Dr Manmohan Singh also criticised PM Narendra Modi's demonetisation and GST implementation.
Highlights
- Manmohan Singh addresses businessmen in Gujarat's Surat
- Criticises demonetisation, implementation of Goods and Services Tax
- Says not right for PM to say Congress did nothing in 70 years
Surat:
In a piercing attack on his successor, former Prime Minister Manmohan Singh on Saturday said PM Narendra Modi had failed to understand the "pains" that demonetisation and the GST (Goods and Services Tax) were going to unleash on the people of his own home state. Calling demonetisation an "uninformed, half-baked crusade" and GST a "badly designed and hastily implemented" measure, Dr Singh also lamented the "low-level rhetoric" used by the ruling party.
"I wish the prime minister would find more dignified ways of impressing upon the crowds and seeking their votes...," he said.
"Just as you were recovering from one blow (of demonetisation), came the GST. Nobody consulted you or tried to understand how your business works," he told
a gathering of members of the local business community in Surat.
"The prime minister is from Gujarat, and he claims to understand Gujarat and the poor more than anyone else. How is it that he never understood the pains his decisions will unleash on you?" Dr Singh asked.
"Your business works on trust and relationships. Without trust in each other, Surat will collapse. You extended this trust to the prime minister and his promise of '
acchhe din' (good days). The hope symbolised in those dreams now lies shattered," he said.
In Surat alone, 89,000 powerlooms were sold as scrap and it led to a loss of 31,000 jobs, Dr Singh said. "There are countless such examples from industrial clusters and big mandis (markets) from across the country."
China benefited from this situation, he claimed.
"In FY 2016-17, India's imports from China stood at Rs 1.96 lakh crore. During the same period in FY 2017-18, the imports from China increased to Rs 2.41 lakh crore. This unprecedented increase in imports by more than Rs 45,000 crore, a 23 per cent increase in a year, can be attributed largely to demonetisation and GST.

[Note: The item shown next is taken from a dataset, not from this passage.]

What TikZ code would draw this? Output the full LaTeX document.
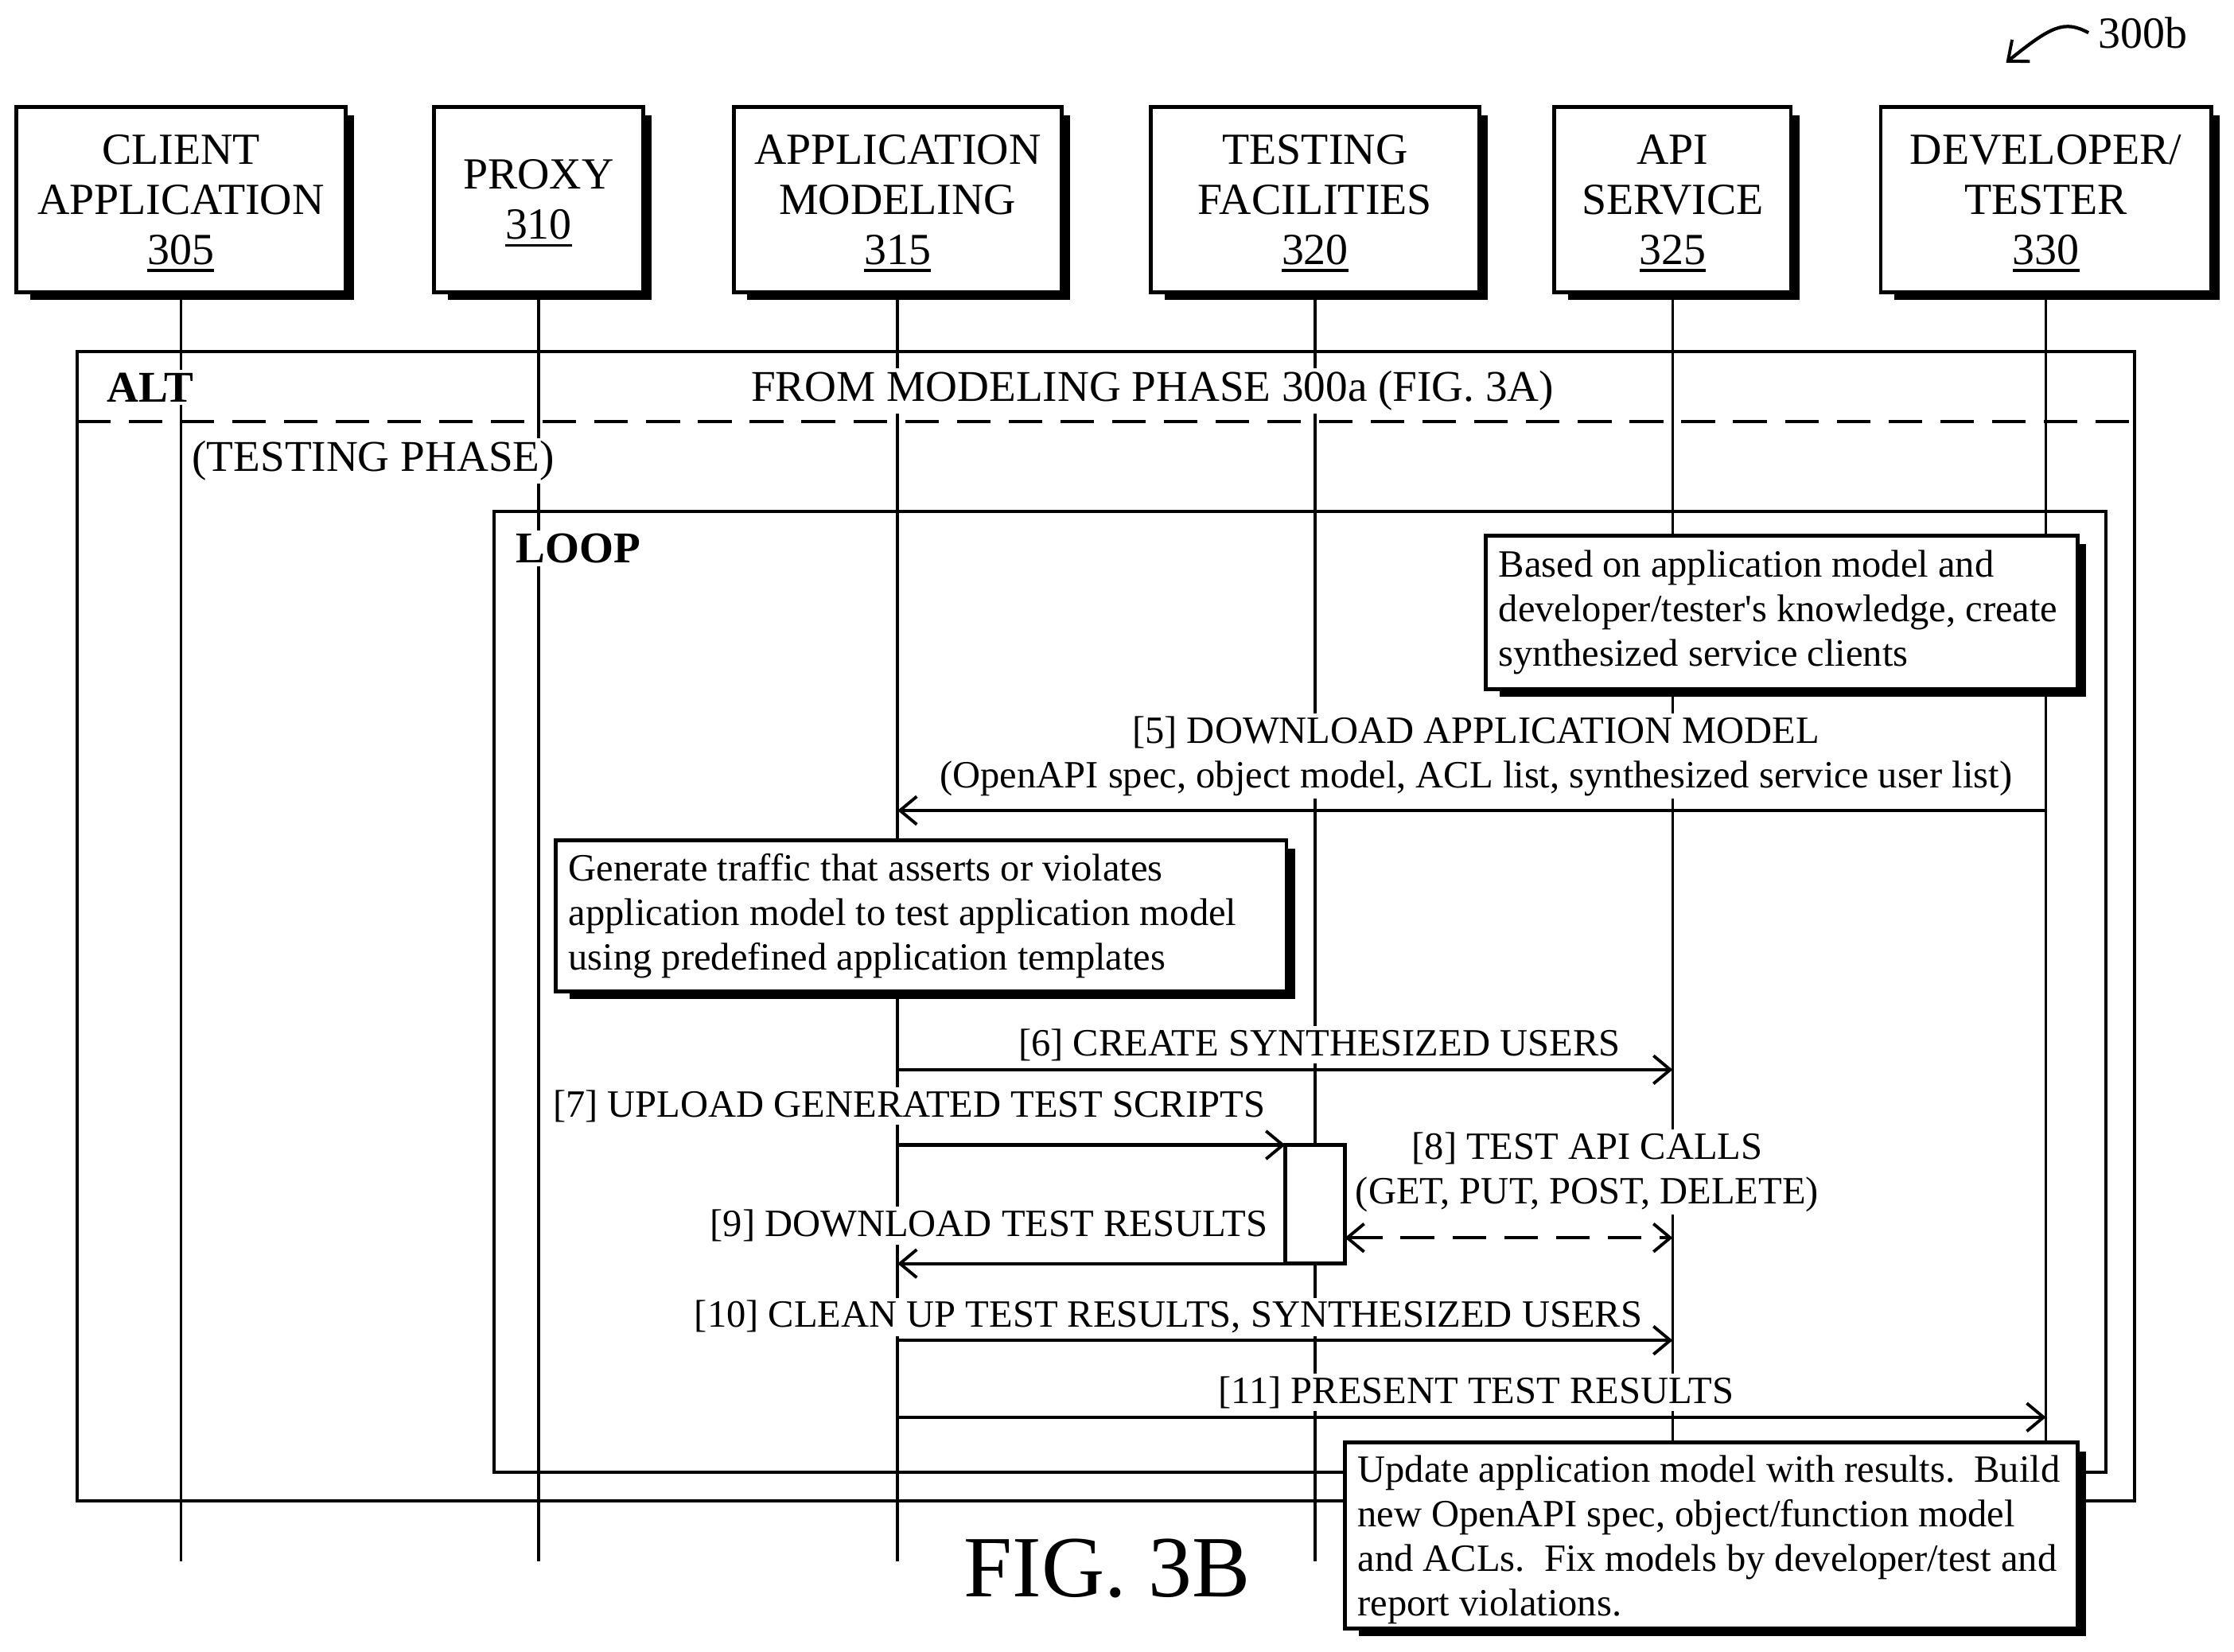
\documentclass[tikz,border=0pt]{standalone}
\usepackage{fontspec}
\setmainfont{Liberation Serif}[Ligatures=TeXOff]
\usetikzlibrary{arrows.meta, calc, positioning}
\pgfdeclarelayer{lines}
\pgfdeclarelayer{shade}
\pgfsetlayers{lines,shade,main}
\newcommand{\refnum}[1]{\raisebox{0pt}[\height][0pt]{\vtop{\hbox{#1}\kern1.5pt\hrule height 1.1pt}}}
\tikzset{
    bigtext/.style={font=\fontsize{15.9}{17.9}\selectfont},
    frametext/.style={font=\fontsize{15.7}{17.9}\selectfont},
    tagtext/.style={font=\fontsize{15.7}{17.9}\selectfont\bfseries},
    smalltext/.style={font=\fontsize{13.8}{15.9}\selectfont},
    actor/.style={draw, line width=1.4pt, fill=white, bigtext, align=center, minimum height=2.33cm, inner sep=0pt},
    notebox/.style={draw, line width=1.4pt, fill=white, smalltext, align=flush left, inner xsep=.16cm, inner ysep=0pt},
    runbar/.style={draw, line width=1.4pt, fill=white, outer sep=0pt},
    lbl/.style={fill=white, smalltext, align=center, inner sep=1pt},
    biglbl/.style={fill=white, frametext, align=center, inner sep=1pt},
    lifeline/.style={line width=1pt},
    frame/.style={line width=1.1pt},
    msg/.style={line width=1.2pt, ->},
    splitline/.style={line width=1.1pt, dash pattern=on 12pt off 6.5pt},
    >={Straight Barb[length=6pt, width=10pt, line width=1.1pt]}
}

\begin{document}
\begin{tikzpicture}[x=0.0179cm, y=-0.0179cm]
    \useasboundingbox (0,0) rectangle (1568,1159.7);

    % Top row
    \node[actor, minimum width=4.13cm] (client) at (127,140) {CLIENT\\APPLICATION\\\refnum{305}};
    \node[actor, minimum width=2.63cm] (proxy) at (378,140) {PROXY\\\refnum{310}};
    \node[actor, minimum width=4.12cm] (appmodel) at (630,140) {APPLICATION\\MODELING\\\refnum{315}};
    \node[actor, minimum width=4.12cm] (testfac) at (923,140) {TESTING\\FACILITIES\\\refnum{320}};
    \node[actor, minimum width=2.97cm] (apisvc) at (1174,140) {API\\SERVICE\\\refnum{325}};
    \node[actor, minimum width=4.15cm] (devtester) at (1436,140) {DEVELOPER/\\TESTER\\\refnum{330}};

    % Reference mark
    \node[bigtext] (refmark) at (1504,23) {300b};
    \coordinate (reftip) at (1408,44);
    \draw[msg] (refmark.west) .. controls (1449,14) and (1440,18) .. (reftip);

    % Lifelines
    \coordinate (clientend) at (client |- 0,1096);
    \coordinate (proxyend) at (proxy |- 0,1096);
    \coordinate (appmodelend) at (appmodel |- 0,1096);
    \coordinate (testfacend) at (testfac |- 0,1096);
    \coordinate (apisvcend) at (apisvc |- 0,1096);
    \coordinate (devtesterend) at (devtester |- 0,1096);
    \begin{pgfonlayer}{lines}
        \draw[lifeline] (client) -- (clientend);
        \draw[lifeline] (proxy) -- (proxyend);
        \draw[lifeline] (appmodel) -- (appmodelend);
        \draw[lifeline] (testfac) -- (testfacend);
        \draw[lifeline] (apisvc) -- (apisvcend);
        \draw[lifeline] (devtester) -- (devtesterend);

        % Frames
        \draw[frame] (54,247) rectangle (1498,1053.5);
        \draw[splitline] (54,296) -- (1498,296);
        \draw[frame] (347,359) rectangle (1478,1033.5);
    \end{pgfonlayer}

    % Frame texts
    \node[biglbl, anchor=west, tagtext] (alttag) at (73,272) {ALT};
    \node[biglbl] (altguard) at (809,274.5) {FROM MODELING PHASE 300a (FIG. 3A)};
    \node[biglbl] (altphase) at (262,323.5) {(TESTING PHASE)};
    \node[biglbl, anchor=west, tagtext] (looptag) at (360,385) {LOOP};

    % Notes
    \node[notebox, text width=7.11cm, minimum height=1.93cm] (noteclients) at (1250.5,430)
        {Based on application model and\\developer/tester's knowledge, create\\synthesized service clients};
    \node[notebox, text width=8.86cm, minimum height=1.9cm] (notetraffic) at (646.5,643)
        {Generate traffic that asserts or violates\\application model to test application model\\using predefined application templates};
    \node[notebox, text width=8.88cm, minimum height=2.33cm] (noteupdate) at (1201,1078)
        {\rule{0pt}{12.5pt}Update application model with results.\ \ Build\\new OpenAPI spec, object/function model\\and ACLs.\ \ Fix models by developer/test and\\report violations.};

    % Test run bar
    \node[runbar, minimum width=.75cm, minimum height=1.49cm] (testrun) at (923,845.5) {};

    % Shadows
    \begin{pgfonlayer}{shade}
        \foreach \n in {client, proxy, appmodel, testfac, apisvc, devtester, noteclients, notetraffic, noteupdate}
            \fill ($(\n.south west)+(11,4)$) rectangle ($(\n.north east)+(4.5,7.5)$);
    \end{pgfonlayer}

    % Message labels
    \node[lbl] (m5text) at (1036,531) {[5] DOWNLOAD APPLICATION MODEL\\(OpenAPI spec, object model, ACL list, synthesized service user list)};
    \node[lbl] (m6text) at (926,733.5) {[6] CREATE SYNTHESIZED USERS};
    \node[lbl] (m7text) at (638,776.5) {[7] UPLOAD GENERATED TEST SCRIPTS};
    \node[lbl] (m8text) at (1114,823) {[8] TEST API CALLS\\(GET, PUT, POST, DELETE)};
    \node[lbl] (m9text) at (694,860.5) {[9] DOWNLOAD TEST RESULTS};
    \node[lbl] (m10text) at (820,924.5) {[10] CLEAN UP TEST RESULTS, SYNTHESIZED USERS};
    \node[lbl] (m11text) at (1036,977.5) {[11] PRESENT TEST RESULTS};

    % Messages
    \draw[msg] (devtester |- 0,569) -- (appmodel |- 0,569);
    \draw[msg] (appmodel |- 0,751) -- (apisvc |- 0,751);
    \draw[msg] (appmodel |- testrun.north west) -- (testrun.north west);
    \draw[splitline, <->] (testrun.east |- 0,869) -- (apisvc |- 0,869);
    \draw[msg] (testrun.south west) -- (appmodel |- testrun.south west);
    \draw[msg] (appmodel |- 0,941) -- (apisvc |- 0,941);
    \draw[msg] (appmodel |- 0,995) -- (devtester |- 0,995);

    % Figure title
    \node[font=\fontsize{31.2}{34}\selectfont] (figtitle) at (777,1101) {FIG. 3B};
\end{tikzpicture}
\end{document}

On demonetisation, Dr Singh said, "This is an uninformed, half-baked crusade on black money where he (PM Modi) painted everyone as a thief, while real culprits have gotten away."
"This attitude of suspecting everyone to be a thief or anti-national, the low-level rhetoric is damaging the democratic discourse and has real consequences for how we relate to one another as citizens. Political leaders must stick to the high road," he said.
Dr Singh said on every social indicator, from infant and maternal mortality rates to female literacy, Gujarat has fallen behind the best performing states, including Himachal Pradesh, Karnataka, Kerala and Tamil Nadu.
Manmohan Singh criticised PM Modi's "attitude of suspecting everyone to be a thief or anti-national"
He said the recent agitations by the youth cutting across different sections of the society was an indication of the deep dissatisfaction with the performance of successive BJP governments.
Dr Singh also said PM Modi was "denigrating the country" when claiming that Congress party did nothing in 70 years.
"I wish the prime minister would find more dignified ways of impressing upon the crowds and seeking their votes without resorting to statements which denigrate our country," he said.
"...While denigrating the past, the prime minister also tends to exaggerate what he will do in future. He was recently quoted in the press as saying that India will become a developed country by 2022," Singh said, adding that to achieve that, India needed to grow at the rate of 35 per cent per year.
The government should get out of the "culture of constant self-praise", Dr Singh said.
"In the ten years of UPA-I and II, when I was the prime minister, we produced 7.8 per cent GDP growth on average. This includes the slow-down in the last two years of our government. When the present government took over, they said they would take growth to 8 to 10 per cent. Modi so far has produced an average of only 7.3 per cent in the first three years," he said.